● **Task prompt**
The material below has pictures in it. Set down only the lines from the line containing "Recreate this image" through the line containing "38, 65, 78];", word for word, and leave the pictures behind.

Plotting code records:

########

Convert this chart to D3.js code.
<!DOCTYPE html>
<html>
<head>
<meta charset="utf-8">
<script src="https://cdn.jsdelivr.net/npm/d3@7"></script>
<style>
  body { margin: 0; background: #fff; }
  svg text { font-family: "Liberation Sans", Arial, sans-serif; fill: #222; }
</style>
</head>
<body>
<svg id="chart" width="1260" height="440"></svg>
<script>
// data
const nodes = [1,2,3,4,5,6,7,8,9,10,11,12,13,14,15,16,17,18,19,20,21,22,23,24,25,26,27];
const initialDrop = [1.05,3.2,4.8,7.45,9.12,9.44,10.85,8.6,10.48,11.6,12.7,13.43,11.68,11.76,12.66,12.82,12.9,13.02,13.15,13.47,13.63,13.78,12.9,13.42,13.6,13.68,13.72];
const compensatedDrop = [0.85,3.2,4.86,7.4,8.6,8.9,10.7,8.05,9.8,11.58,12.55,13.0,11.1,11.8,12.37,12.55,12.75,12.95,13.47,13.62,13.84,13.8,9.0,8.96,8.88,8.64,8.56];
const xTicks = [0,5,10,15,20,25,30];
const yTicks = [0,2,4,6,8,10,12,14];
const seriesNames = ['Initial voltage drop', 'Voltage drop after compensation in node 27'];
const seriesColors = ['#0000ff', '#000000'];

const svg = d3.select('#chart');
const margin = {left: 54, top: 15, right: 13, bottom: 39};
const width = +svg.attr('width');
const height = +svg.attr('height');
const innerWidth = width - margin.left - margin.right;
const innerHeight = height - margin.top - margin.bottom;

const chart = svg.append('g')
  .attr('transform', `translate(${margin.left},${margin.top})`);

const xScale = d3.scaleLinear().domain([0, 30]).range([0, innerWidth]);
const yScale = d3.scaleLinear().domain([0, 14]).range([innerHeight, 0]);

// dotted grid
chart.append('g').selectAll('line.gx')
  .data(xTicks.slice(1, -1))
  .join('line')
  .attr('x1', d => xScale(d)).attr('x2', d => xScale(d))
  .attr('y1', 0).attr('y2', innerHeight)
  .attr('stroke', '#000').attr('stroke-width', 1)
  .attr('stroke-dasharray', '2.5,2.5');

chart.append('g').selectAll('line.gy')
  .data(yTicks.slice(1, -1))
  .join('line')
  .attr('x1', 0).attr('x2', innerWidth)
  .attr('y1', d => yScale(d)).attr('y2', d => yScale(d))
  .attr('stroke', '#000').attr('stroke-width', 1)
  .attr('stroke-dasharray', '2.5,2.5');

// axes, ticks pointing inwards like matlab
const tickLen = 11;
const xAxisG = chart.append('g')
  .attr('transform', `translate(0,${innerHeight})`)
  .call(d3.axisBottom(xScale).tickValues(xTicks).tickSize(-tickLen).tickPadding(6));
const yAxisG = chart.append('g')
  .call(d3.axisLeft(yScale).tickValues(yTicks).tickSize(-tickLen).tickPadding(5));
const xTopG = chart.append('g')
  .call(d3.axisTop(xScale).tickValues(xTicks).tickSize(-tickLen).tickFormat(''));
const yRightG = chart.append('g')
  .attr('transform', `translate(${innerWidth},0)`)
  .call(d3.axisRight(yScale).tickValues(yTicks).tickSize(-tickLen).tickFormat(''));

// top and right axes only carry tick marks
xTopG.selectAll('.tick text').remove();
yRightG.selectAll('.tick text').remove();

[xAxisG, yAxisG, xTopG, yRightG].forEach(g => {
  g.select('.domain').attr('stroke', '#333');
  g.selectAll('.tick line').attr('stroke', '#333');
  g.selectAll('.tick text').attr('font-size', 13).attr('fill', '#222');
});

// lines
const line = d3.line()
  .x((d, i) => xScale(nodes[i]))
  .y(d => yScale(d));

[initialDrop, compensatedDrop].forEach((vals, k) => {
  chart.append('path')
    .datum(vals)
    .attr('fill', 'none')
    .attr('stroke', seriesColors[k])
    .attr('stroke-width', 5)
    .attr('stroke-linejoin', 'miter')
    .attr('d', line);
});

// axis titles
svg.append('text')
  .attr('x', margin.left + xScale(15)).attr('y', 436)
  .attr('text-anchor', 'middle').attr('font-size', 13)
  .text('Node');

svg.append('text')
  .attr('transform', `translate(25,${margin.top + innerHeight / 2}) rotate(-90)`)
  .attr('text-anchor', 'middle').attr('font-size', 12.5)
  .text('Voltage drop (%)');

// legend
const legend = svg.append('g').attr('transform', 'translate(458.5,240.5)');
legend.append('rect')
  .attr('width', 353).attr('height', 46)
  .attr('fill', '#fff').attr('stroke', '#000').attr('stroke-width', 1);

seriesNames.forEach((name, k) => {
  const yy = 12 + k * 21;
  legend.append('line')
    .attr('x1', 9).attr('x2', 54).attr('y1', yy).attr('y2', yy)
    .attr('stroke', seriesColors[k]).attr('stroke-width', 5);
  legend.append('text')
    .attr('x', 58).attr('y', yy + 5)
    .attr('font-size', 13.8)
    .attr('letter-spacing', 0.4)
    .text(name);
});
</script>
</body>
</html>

########

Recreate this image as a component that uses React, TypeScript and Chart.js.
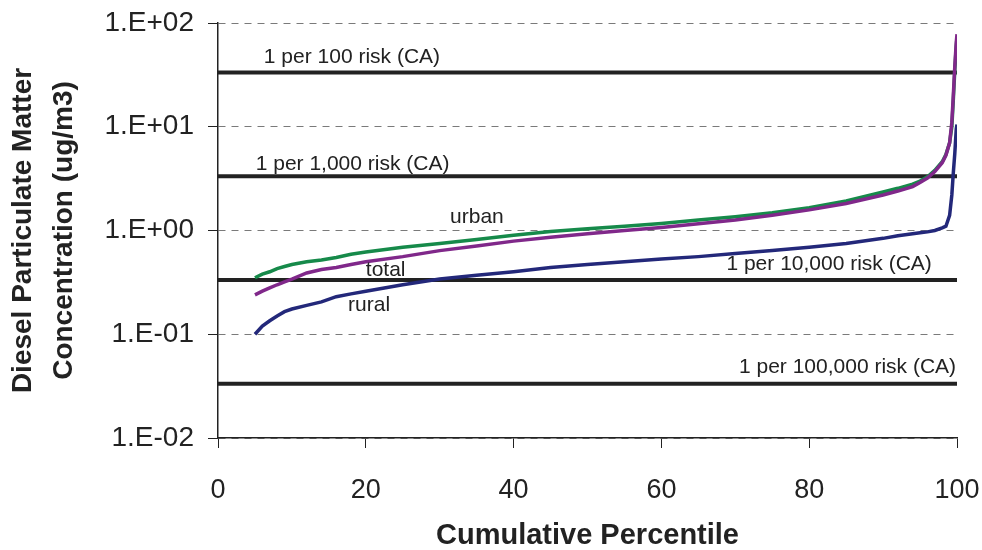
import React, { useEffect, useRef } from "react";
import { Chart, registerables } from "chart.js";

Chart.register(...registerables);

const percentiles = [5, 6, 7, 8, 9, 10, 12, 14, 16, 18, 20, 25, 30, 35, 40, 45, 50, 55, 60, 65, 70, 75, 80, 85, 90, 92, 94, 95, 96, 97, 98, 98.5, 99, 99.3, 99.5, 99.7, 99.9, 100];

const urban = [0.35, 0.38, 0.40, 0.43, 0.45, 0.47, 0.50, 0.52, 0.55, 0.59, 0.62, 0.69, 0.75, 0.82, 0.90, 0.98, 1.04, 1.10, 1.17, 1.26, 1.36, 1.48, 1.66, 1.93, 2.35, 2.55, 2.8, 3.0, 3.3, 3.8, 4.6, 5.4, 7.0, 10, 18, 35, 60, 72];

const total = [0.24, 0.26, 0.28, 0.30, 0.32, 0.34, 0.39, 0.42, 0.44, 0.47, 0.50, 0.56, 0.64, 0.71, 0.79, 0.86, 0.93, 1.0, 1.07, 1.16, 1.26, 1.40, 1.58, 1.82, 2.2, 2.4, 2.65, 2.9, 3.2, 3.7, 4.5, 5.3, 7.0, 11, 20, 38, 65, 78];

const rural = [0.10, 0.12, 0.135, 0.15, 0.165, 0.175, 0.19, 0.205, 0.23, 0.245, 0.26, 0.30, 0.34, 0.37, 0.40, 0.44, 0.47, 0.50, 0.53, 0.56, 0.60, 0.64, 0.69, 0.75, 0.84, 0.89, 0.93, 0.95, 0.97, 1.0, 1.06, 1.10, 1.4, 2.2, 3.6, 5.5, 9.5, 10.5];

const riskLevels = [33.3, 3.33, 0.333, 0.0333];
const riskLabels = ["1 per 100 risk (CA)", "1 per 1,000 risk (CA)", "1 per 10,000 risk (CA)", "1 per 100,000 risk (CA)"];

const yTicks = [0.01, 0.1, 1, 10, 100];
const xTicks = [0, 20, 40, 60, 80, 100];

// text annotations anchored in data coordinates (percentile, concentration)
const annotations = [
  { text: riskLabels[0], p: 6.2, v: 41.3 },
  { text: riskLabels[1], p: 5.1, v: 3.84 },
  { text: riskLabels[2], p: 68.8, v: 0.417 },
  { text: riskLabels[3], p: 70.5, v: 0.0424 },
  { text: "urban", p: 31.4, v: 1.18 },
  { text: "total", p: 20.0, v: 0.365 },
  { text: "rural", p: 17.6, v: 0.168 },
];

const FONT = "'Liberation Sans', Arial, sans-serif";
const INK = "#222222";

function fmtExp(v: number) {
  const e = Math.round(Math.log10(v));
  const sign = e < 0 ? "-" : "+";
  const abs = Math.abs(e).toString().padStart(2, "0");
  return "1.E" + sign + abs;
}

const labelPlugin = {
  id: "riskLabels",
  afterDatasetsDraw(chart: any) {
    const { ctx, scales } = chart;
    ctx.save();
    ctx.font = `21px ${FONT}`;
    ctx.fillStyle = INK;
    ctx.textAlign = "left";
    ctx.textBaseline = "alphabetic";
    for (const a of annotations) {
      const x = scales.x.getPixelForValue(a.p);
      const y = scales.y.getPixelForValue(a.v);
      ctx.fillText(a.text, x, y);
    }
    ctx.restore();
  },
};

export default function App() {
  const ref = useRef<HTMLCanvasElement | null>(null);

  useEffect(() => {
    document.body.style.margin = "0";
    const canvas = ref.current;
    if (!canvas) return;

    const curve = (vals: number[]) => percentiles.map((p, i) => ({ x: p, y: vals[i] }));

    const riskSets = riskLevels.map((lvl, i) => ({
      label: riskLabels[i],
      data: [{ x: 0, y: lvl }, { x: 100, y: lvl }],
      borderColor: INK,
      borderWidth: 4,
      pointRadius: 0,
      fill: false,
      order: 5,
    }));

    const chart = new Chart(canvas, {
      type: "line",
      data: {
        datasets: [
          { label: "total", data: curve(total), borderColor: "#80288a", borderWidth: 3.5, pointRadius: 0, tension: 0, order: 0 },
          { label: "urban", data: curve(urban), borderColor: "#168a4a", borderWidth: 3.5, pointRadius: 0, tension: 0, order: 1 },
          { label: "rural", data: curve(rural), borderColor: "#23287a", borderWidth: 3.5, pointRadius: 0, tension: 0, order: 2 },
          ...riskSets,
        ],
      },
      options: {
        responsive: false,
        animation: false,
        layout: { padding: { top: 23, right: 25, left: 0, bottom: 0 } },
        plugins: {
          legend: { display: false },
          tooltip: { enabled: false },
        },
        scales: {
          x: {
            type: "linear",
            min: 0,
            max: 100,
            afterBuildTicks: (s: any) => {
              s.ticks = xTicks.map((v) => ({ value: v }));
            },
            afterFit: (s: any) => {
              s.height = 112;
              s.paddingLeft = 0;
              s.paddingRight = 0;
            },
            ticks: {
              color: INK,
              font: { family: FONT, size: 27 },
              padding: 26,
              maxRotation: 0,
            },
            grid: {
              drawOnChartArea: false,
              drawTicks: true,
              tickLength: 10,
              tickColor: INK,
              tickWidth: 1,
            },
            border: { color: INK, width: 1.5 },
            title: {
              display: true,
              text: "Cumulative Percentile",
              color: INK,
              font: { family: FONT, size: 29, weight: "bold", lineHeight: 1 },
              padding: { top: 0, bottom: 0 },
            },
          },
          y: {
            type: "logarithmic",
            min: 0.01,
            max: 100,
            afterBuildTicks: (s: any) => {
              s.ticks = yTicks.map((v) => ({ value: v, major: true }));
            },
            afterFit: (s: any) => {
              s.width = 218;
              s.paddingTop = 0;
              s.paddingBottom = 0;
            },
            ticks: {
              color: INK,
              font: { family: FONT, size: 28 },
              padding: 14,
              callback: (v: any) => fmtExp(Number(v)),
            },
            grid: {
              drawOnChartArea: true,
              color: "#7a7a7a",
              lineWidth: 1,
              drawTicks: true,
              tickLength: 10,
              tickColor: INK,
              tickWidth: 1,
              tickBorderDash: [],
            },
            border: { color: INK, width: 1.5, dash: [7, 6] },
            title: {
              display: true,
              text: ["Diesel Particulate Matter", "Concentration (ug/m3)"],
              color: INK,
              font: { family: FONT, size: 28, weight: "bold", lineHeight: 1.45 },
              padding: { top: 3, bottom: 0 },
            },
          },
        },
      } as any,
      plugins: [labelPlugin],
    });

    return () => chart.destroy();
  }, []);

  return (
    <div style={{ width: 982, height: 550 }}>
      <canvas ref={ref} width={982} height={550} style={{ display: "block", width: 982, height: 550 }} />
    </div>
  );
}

########

● **Exercise result**
Recreate this image as a component that uses React, TypeScript and Chart.js.
import React, { useEffect, useRef } from "react";
import { Chart, registerables } from "chart.js";

Chart.register(...registerables);

const percentiles = [5, 6, 7, 8, 9, 10, 12, 14, 16, 18, 20, 25, 30, 35, 40, 45, 50, 55, 60, 65, 70, 75, 80, 85, 90, 92, 94, 95, 96, 97, 98, 98.5, 99, 99.3, 99.5, 99.7, 99.9, 100];

const urban = [0.35, 0.38, 0.40, 0.43, 0.45, 0.47, 0.50, 0.52, 0.55, 0.59, 0.62, 0.69, 0.75, 0.82, 0.90, 0.98, 1.04, 1.10, 1.17, 1.26, 1.36, 1.48, 1.66, 1.93, 2.35, 2.55, 2.8, 3.0, 3.3, 3.8, 4.6, 5.4, 7.0, 10, 18, 35, 60, 72];

const total = [0.24, 0.26, 0.28, 0.30, 0.32, 0.34, 0.39, 0.42, 0.44, 0.47, 0.50, 0.56, 0.64, 0.71, 0.79, 0.86, 0.93, 1.0, 1.07, 1.16, 1.26, 1.40, 1.58, 1.82, 2.2, 2.4, 2.65, 2.9, 3.2, 3.7, 4.5, 5.3, 7.0, 11, 20, 38, 65, 78];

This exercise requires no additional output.